[Start of DATA IN THIS EXERCISE]

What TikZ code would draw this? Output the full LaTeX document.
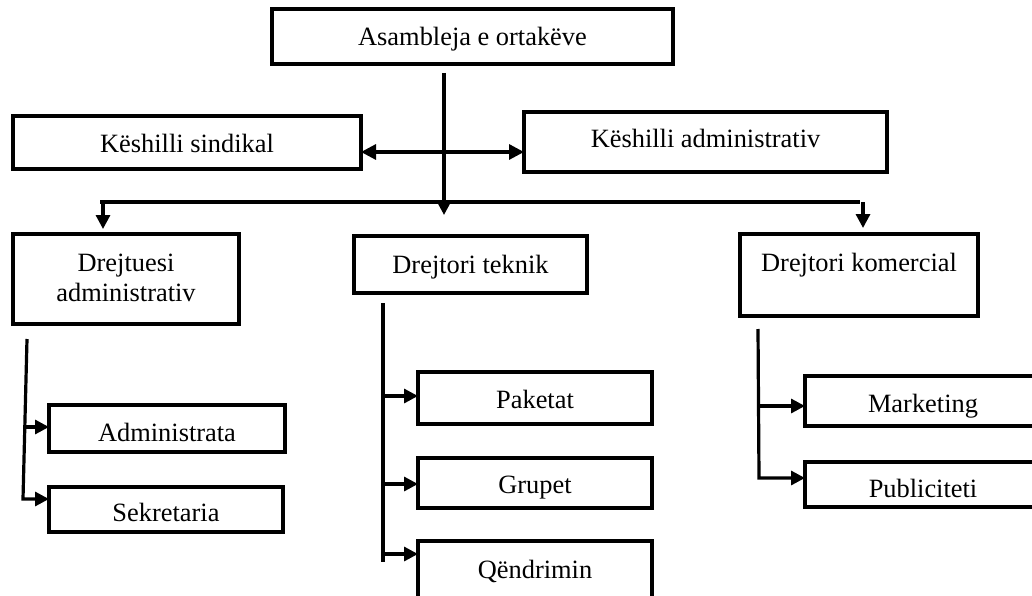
\documentclass[tikz,border=0pt]{standalone}
\usepackage{fontspec}
\setmainfont{Liberation Serif}
\usetikzlibrary{arrows.meta}
\tikzset{
  box/.style={draw, line width=3.2pt, rectangle, inner sep=0pt, outer sep=0pt, anchor=base, align=center, font=\fontsize{26.4}{29.5}\selectfont},
  conn/.style={line width=3.2pt},
  arr/.style={conn, -{Triangle[length=14pt,width=14pt]}},
  dblarr/.style={conn, {Triangle[length=15pt,width=15pt]}-{Triangle[length=15pt,width=15pt]}}
}
\begin{document}
\begin{tikzpicture}[x=1pt,y=-1pt]
\useasboundingbox (0,0) rectangle (1032,596);
\clip (0,0) rectangle (1032,596);
\fill[white] (0,0) rectangle (1032,596);
% boxes
\node[box, minimum width=401pt, text height=37pt, text depth=18pt] (asm) at (472.5,46) {Asambleja e ortakëve};
\node[box, minimum width=348pt, text height=37pt, text depth=16pt] (ks) at (187,153) {Këshilli sindikal};
\node[box, minimum width=363pt, text height=36pt, text depth=24pt] (ka) at (705.5,148) {Këshilli administrativ};
\node[box, minimum width=226pt, text height=67pt, text depth=23pt] (da) at (126,301) {Drejtuesi\\administrativ};
\node[box, minimum width=233pt, text height=37pt, text depth=20pt] (dt) at (470.5,273) {Drejtori teknik};
\node[box, minimum width=238pt, text height=37pt, text depth=45pt] (dk) at (859,271) {Drejtori komercial};
\node[box, minimum width=236pt, text height=36pt, text depth=11pt] (adm) at (167,441) {Administrata};
\node[box, minimum width=234pt, text height=34pt, text depth=11pt] (sek) at (166,521) {Sekretaria};
\node[box, minimum width=234pt, text height=36pt, text depth=16pt] (pak) at (535,408) {Paketat};
\node[box, minimum width=234pt, text height=35pt, text depth=15pt] (gru) at (535,493) {Grupet};
\node[box, minimum width=234pt, text height=37pt, text depth=37pt] (qen) at (535,578) {Qëndrimin};
\node[box, minimum width=236pt, text height=36pt, text depth=14pt] (mkt) at (923,412) {Marketing};
\node[box, minimum width=236pt, text height=35pt, text depth=10pt] (pub) at (923,497) {Publiciteti};
% junction coordinates
\coordinate (tip) at (444,215);
\coordinate (dy) at (0,152);
\coordinate (busL) at (100,202);
\coordinate (busR) at (860,202);
\coordinate (bus1) at (103,202);
\coordinate (bus3) at (863,202);
\coordinate (l0) at (27,339);
\coordinate (la) at (25,427);
\coordinate (l1) at (23,499);
\coordinate (m0) at (383,303);
\coordinate (ma) at (383,396);
\coordinate (mb) at (383,484);
\coordinate (mc) at (383,554);
\coordinate (m1) at (383,562);
\coordinate (r0) at (758,329);
\coordinate (ra) at (758,406);
\coordinate (r1) at (759,478);
% top connectors
\draw[arr, shorten <=9pt] (asm.south -| tip) -- (tip);
\draw[dblarr] (ks.east |- dy) -- (ka.west |- dy);
\draw[conn] (busL) -- (busR);
\draw[arr, shorten >=5pt] (bus1) -- (da.north -| bus1);
\draw[arr, shorten >=6pt] (bus3) -- (dk.north -| bus3);
% left branch
\draw[arr] (l0) -- (l1) -- (sek.west |- l1);
\draw[arr] (la) -- (adm.west |- la);
% middle branch
\draw[conn] (m0) -- (m1);
\draw[arr] (ma) -- (pak.west |- ma);
\draw[arr] (mb) -- (gru.west |- mb);
\draw[arr] (mc) -- (qen.west |- mc);
% right branch
\draw[arr] (r0) -- (r1) -- (pub.west |- r1);
\draw[arr] (ra) -- (mkt.west |- ra);
\end{tikzpicture}
\end{document}
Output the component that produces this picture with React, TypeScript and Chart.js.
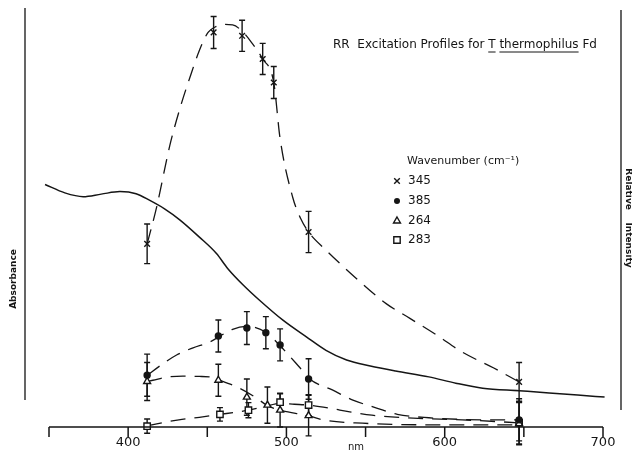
import React, { useEffect, useRef } from 'react';
import { Chart, registerables } from 'chart.js';
Chart.register(...registerables);

// ---- axis ----
const xTicks = [350, 400, 450, 500, 550, 600, 650, 700];
const xTickLabels = ['', '400', '', '500', '', '600', '', '700'];

// ---- legend ----
const wavenumbers = ['345', '385', '264', '283'];

// ---- measured points (excitation nm, relative intensity, error) ----
const exc345 = [412, 454, 472, 485, 492, 514, 647];
const int345 = [43.5, 93.7, 92.9, 87.4, 81.8, 46.3, 10.7];
const err345 = [4.7, 3.8, 3.7, 3.7, 3.8, 4.9, 4.6];

const exc385 = [412, 457, 475, 487, 496, 514, 647];
const int385 = [12.3, 21.6, 23.5, 22.4, 19.5, 11.4, 1.7];
const err385 = [5.0, 3.8, 3.9, 3.8, 3.8, 4.8, 5.0];

const exc264 = [412, 457, 475, 488, 496, 514, 647];
const int264 = [10.8, 11.1, 7.1, 5.2, 4.0, 2.7, 0.8];
const err264 = [4.5, 3.8, 4.3, 4.3, 4.0, 4.8, 5.0];

const exc283 = [412, 458, 476, 496, 514, 647];
const int283 = [0.2, 3.0, 4.0, 5.9, 5.2, 1.0];
const err283 = [1.7, 1.6, 1.8, 2.0, 2.5, 5.0];

// ---- absorbance spectrum (solid) ----
const absNm = [347.5, 360, 371.6, 383, 394.8, 405, 413.7, 423, 432.6, 445, 455.8, 463, 473, 483, 498, 512.6, 525, 538, 553, 569, 590, 607, 624, 647, 666, 684, 701];
const absVal = [57.6, 55.6, 54.7, 55.3, 55.9, 55.4, 53.8, 51.8, 49.2, 45.1, 41.2, 37.6, 33.6, 30.1, 25.3, 21.4, 18.2, 15.9, 14.5, 13.3, 11.9, 10.4, 9.2, 8.6, 8.1, 7.6, 7.1];

// ---- dashed profile fits ----
const fit345Nm = [412, 418, 426.3, 433, 439, 445.3, 450.5, 455, 460, 466, 472, 478, 485, 492, 496, 504, 509, 514, 525, 545, 563, 578, 595, 611, 631, 647];
const fit345Val = [43.5, 52.2, 66.8, 76, 83, 89.7, 93.7, 95, 95.6, 95.5, 94, 91.3, 87.4, 81.8, 68.5, 54.5, 49.5, 46.3, 42, 35, 29.3, 25.8, 21.8, 17.8, 14, 10.7];

const fit385Nm = [412.3, 420, 430.6, 441, 451.6, 466, 475, 487, 495.7, 508, 514.7, 529, 542, 557, 570, 590, 628, 647];
const fit385Val = [12.3, 14.5, 17.1, 18.8, 20.2, 23.2, 23.9, 22.5, 19.4, 14.3, 11.4, 8.8, 6.4, 4.5, 3.0, 2.2, 1.7, 1.7];

const fit264Nm = [412, 415.6, 425, 434.5, 445, 451.6, 458, 470.5, 481, 487.5, 495.7, 514, 523, 548, 603, 647];
const fit264Val = [10.8, 11.1, 11.9, 12.1, 12.0, 11.9, 11.1, 9.2, 6.9, 5.2, 4.0, 2.7, 1.7, 0.9, 0.5, 0.5];

const fit283Nm = [412, 415, 432, 445, 458, 468, 476, 486, 496, 505, 514, 527, 540, 554, 580, 611, 647];
const fit283Val = [0.2, 0.5, 1.7, 2.3, 3.0, 3.5, 4.0, 4.8, 5.6, 5.4, 5.2, 4.5, 3.6, 2.8, 2.1, 1.7, 1.0];

const INK = '#151515';

function pts(xs: number[], ys: number[]) {
  return xs.map((x, i) => ({ x, y: ys[i] }));
}

function drawSym(ctx: CanvasRenderingContext2D, kind: string, x: number, y: number) {
  ctx.save();
  ctx.strokeStyle = INK;
  ctx.fillStyle = INK;
  ctx.lineWidth = 1.4;
  ctx.beginPath();
  if (kind === 'x') {
    const r = 2.8;
    ctx.moveTo(x - r, y - r); ctx.lineTo(x + r, y + r);
    ctx.moveTo(x + r, y - r); ctx.lineTo(x - r, y + r);
    ctx.stroke();
  } else if (kind === 'dot') {
    ctx.arc(x, y, 3, 0, Math.PI * 2);
    ctx.fill();
  } else if (kind === 'tri') {
    const r = 4;
    ctx.moveTo(x, y - r);
    ctx.lineTo(x + r * 0.866, y + r / 2);
    ctx.lineTo(x - r * 0.866, y + r / 2);
    ctx.closePath();
    ctx.fillStyle = '#fff';
    ctx.fill();
    ctx.stroke();
  } else {
    const s = 3.2;
    ctx.rect(x - s, y - s, 2 * s, 2 * s);
    ctx.fillStyle = '#fff';
    ctx.fill();
    ctx.stroke();
  }
  ctx.restore();
}

const decor = {
  id: 'decor',
  beforeDatasetsDraw(chart: any) {
    const ctx: CanvasRenderingContext2D = chart.ctx;
    const xs = chart.scales.x;
    const ys = chart.scales.y;
    ctx.save();
    ctx.strokeStyle = INK;
    ctx.lineWidth = 1.4;
    chart.data.datasets.forEach((ds: any) => {
      if (!ds.errors) return;
      ds.data.forEach((p: any, i: number) => {
        const e = ds.errors[i];
        const px = xs.getPixelForValue(p.x);
        const top = ys.getPixelForValue(p.y + e);
        const bot = ys.getPixelForValue(p.y - e);
        ctx.beginPath();
        ctx.moveTo(px, top); ctx.lineTo(px, bot);
        ctx.moveTo(px - 3, top); ctx.lineTo(px + 3, top);
        ctx.moveTo(px - 3, bot); ctx.lineTo(px + 3, bot);
        ctx.stroke();
      });
    });
    ctx.restore();
  },
  afterDraw(chart: any) {
    const ctx: CanvasRenderingContext2D = chart.ctx;
    const xs = chart.scales.x;
    const ys = chart.scales.y;
    const y0 = ys.getPixelForValue(0);
    ctx.save();
    ctx.strokeStyle = INK;
    ctx.fillStyle = INK;

    // bottom axis
    ctx.lineWidth = 1.5;
    ctx.beginPath();
    ctx.moveTo(xs.getPixelForValue(xTicks[0]), y0);
    ctx.lineTo(xs.getPixelForValue(xTicks[xTicks.length - 1]), y0);
    xTicks.forEach((t) => {
      const px = xs.getPixelForValue(t);
      ctx.moveTo(px, y0);
      ctx.lineTo(px, y0 + 10);
    });
    ctx.stroke();
    ctx.font = '13px "DejaVu Sans"';
    ctx.textAlign = 'center';
    ctx.textBaseline = 'middle';
    xTicks.forEach((t, i) => {
      if (xTickLabels[i]) ctx.fillText(xTickLabels[i], xs.getPixelForValue(t), 443);
    });
    ctx.font = '10px "DejaVu Sans"';
    ctx.fillText('nm', 356, 447);

    // side frame lines
    ctx.lineWidth = 1.3;
    ctx.beginPath();
    ctx.moveTo(25, 8); ctx.lineTo(25, 400);
    ctx.moveTo(621, 10); ctx.lineTo(621, 410);
    ctx.stroke();

    // side labels
    ctx.font = 'bold 9px "DejaVu Sans"';
    ctx.save();
    ctx.translate(14, 279);
    ctx.rotate(-Math.PI / 2);
    ctx.fillText('Absorbance', 0, 0);
    ctx.restore();
    ctx.save();
    ctx.translate(628, 218);
    ctx.rotate(Math.PI / 2);
    ctx.fillText('Relative    Intensity', 0, 0);
    ctx.restore();

    // title with underlined species name
    ctx.font = '12px "DejaVu Sans"';
    ctx.textAlign = 'left';
    ctx.textBaseline = 'alphabetic';
    const parts: [string, boolean][] = [
      ['RR  Excitation Profiles for ', false],
      ['T', true],
      [' ', false],
      ['thermophilus', true],
      [' Fd', false],
    ];
    let tx = 333;
    const tb = 48;
    ctx.lineWidth = 1;
    parts.forEach(([s, u]) => {
      const w = ctx.measureText(s).width;
      ctx.fillText(s, tx, tb);
      if (u) {
        ctx.beginPath();
        ctx.moveTo(tx, tb + 4);
        ctx.lineTo(tx + w, tb + 4);
        ctx.stroke();
      }
      tx += w;
    });

    // legend
    ctx.font = '11px "DejaVu Sans"';
    ctx.textBaseline = 'middle';
    ctx.fillText('Wavenumber (cm\u207B\u00B9)', 407, 161);
    const kinds = ['x', 'dot', 'tri', 'sq'];
    const rows = [181, 201, 221, 240];
    ctx.font = '12px "DejaVu Sans"';
    wavenumbers.forEach((w, i) => {
      drawSym(ctx, kinds[i], 397, rows[i]);
      ctx.fillStyle = INK;
      ctx.fillText(w, 408, rows[i]);
    });
    ctx.restore();
  },
};

export default function App() {
  const ref = useRef<HTMLCanvasElement>(null);
  useEffect(() => {
    const canvas = ref.current!;
    const dash = [15, 9];
    const fit = (xs: number[], ys: number[]) => ({
      type: 'line' as const,
      data: pts(xs, ys),
      borderColor: INK,
      borderWidth: 1.3,
      borderDash: dash,
      pointRadius: 0,
      cubicInterpolationMode: 'monotone' as const,
      fill: false,
      clip: false as any,
      order: 5,
    });
    const marks = (xs: number[], ys: number[], errs: number[], style: string, radius: number, filled: boolean) => ({
      type: 'scatter' as const,
      data: pts(xs, ys),
      errors: errs,
      showLine: false,
      pointStyle: style,
      pointRadius: radius,
      pointBackgroundColor: filled ? INK : '#fff',
      pointBorderColor: INK,
      pointBorderWidth: 1.4,
      clip: false as any,
      order: 1,
    });
    const chart = new Chart(canvas, {
      type: 'scatter',
      data: {
        datasets: [
          {
            type: 'line',
            data: pts(absNm, absVal),
            borderColor: INK,
            borderWidth: 1.5,
            pointRadius: 0,
            cubicInterpolationMode: 'monotone',
            fill: false,
            clip: false as any,
            order: 6,
          } as any,
          fit(fit345Nm, fit345Val),
          fit(fit385Nm, fit385Val),
          fit(fit264Nm, fit264Val),
          fit(fit283Nm, fit283Val),
          marks(exc345, int345, err345, 'crossRot', 4, false),
          marks(exc385, int385, err385, 'circle', 3, true),
          marks(exc264, int264, err264, 'triangle', 4, false),
          marks(exc283, int283, err283, 'rect', 4.5, false),
        ] as any,
      },
      options: {
        animation: false,
        responsive: false,
        devicePixelRatio: 1,
        events: [],
        layout: { padding: { left: 49, right: 29, top: 5, bottom: 26 } },
        scales: {
          x: { type: 'linear', min: 350, max: 700, display: false },
          y: { type: 'linear', min: 0, max: 100, display: false },
        },
        plugins: {
          legend: { display: false },
          tooltip: { enabled: false },
          title: { display: false },
        },
      },
      plugins: [decor],
    });
    return () => chart.destroy();
  }, []);
  return (
    <div style={{ position: 'fixed', left: 0, top: 0, width: 632, height: 453, background: '#fff' }}>
      <canvas ref={ref} width={632} height={453} style={{ display: 'block' }} />
    </div>
  );
}
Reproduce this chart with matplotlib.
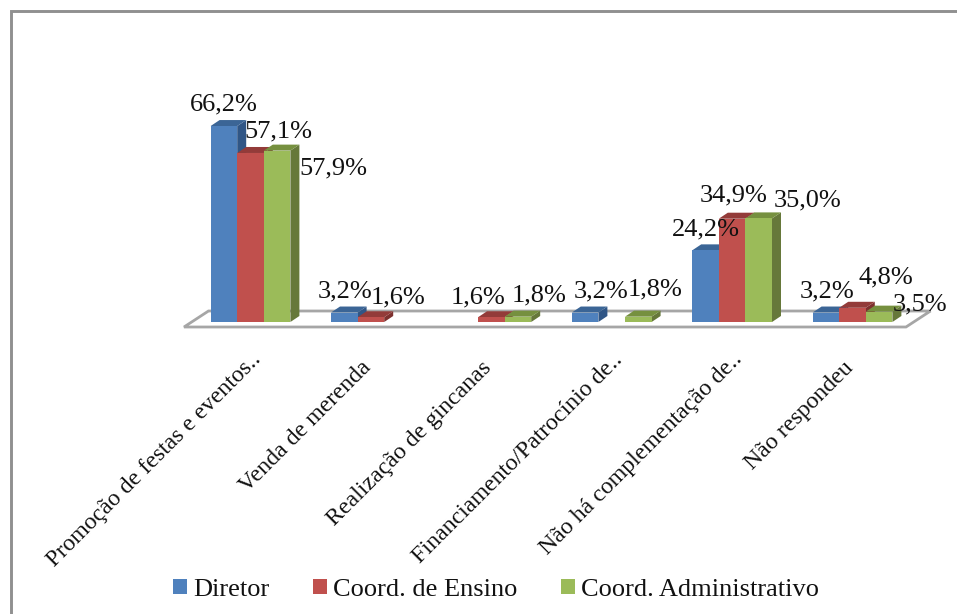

[End of DATA IN THIS EXERCISE]

REQUIREMENT » Pick out the lines containing the string "with".

COMPLETE ANSWER »
Output the component that produces this picture with React, TypeScript and Chart.js.
    // title with underlined species name
Reproduce this chart with matplotlib.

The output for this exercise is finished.